水基润滑液具有冷却性能优异、难燃、导热系数高、来源广泛和易降解等优点[7],被广泛用作金属加工液和难燃液压液. 然而,水基润滑普遍存在着润滑性不足和抗腐蚀性能差等问题,严重制约了水基润滑体系的发展与应用[8]. 合理的使用添加剂能显著提高水的物理化学性能和润滑性能.
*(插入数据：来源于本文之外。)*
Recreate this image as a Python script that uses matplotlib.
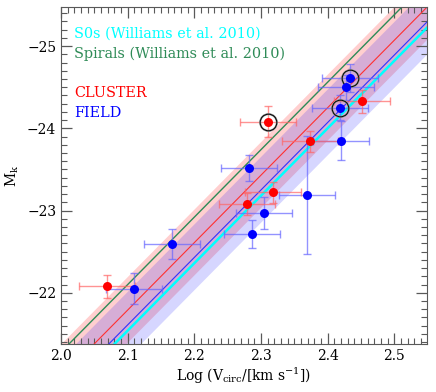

离子液体是1种完全由阴阳离子构成的室温熔融盐[9],具有低挥发性、不可燃、蒸汽压低、热稳定性高和表面吸附性能强等优点[10-16]. 自2001年离子液体首次作为润滑剂应用于摩擦学领域以来[17],得到了广泛的关注. 将离子液体作为润滑添加剂使用既可保留其优异的摩擦学特性[18],又可以节约成本. 早期对于离子液体添加剂的研究,多数集中于水-甘油溶液[19]和水-乙二醇[20]2种体系中,且多数含有杂原子[21-22]和卤素[23]等,水解稳定性较差,在摩擦过程中容易对摩擦副产生腐蚀,同时对环境具有一定的污染. 近年来,人们对于离子液体添加剂的研究重点偏向于含氨基酸及其衍生物的绿色离子液体. Zheng等[24]利用N-油酰肌氨酸与甲基乙醇胺原位合成了离子液体[osar][mea],研究其在水-甘油中的摩擦学性能,证明了[osar][mea]可显著提升水-甘油的抗腐蚀能力,同时具有优异的摩擦学性能. Yang等[25]合成了7种氨基酸-四丁基磷离子液体作为水基添加剂,发现离子液体分子中的P和N元素协同作用使得水溶液具有优良的摩擦学性能,同时产物的生物降解性强,对环境的影响较小. 张恩惠等[8]合成了3种不同极性的多肽,将其作为添加剂时能显著提高水-乙二醇溶液的润滑性能. 受氨基酸基离子液体在水中的溶解能力所限,当前对于氨基酸型离子液体添加剂的研究主要集中在水-甘油/乙二醇体系,而作为纯水基润滑添加剂的研究较少. 此外,目前所发展的氨基酸型离子液体仅阴离子或阳离子为氨基酸或氨基酸衍生物. 因此,开发绿色、新型的阴阳离子均为氨基酸及其衍生物的多功能水润滑添加剂具有重要的理论意义和实际价值.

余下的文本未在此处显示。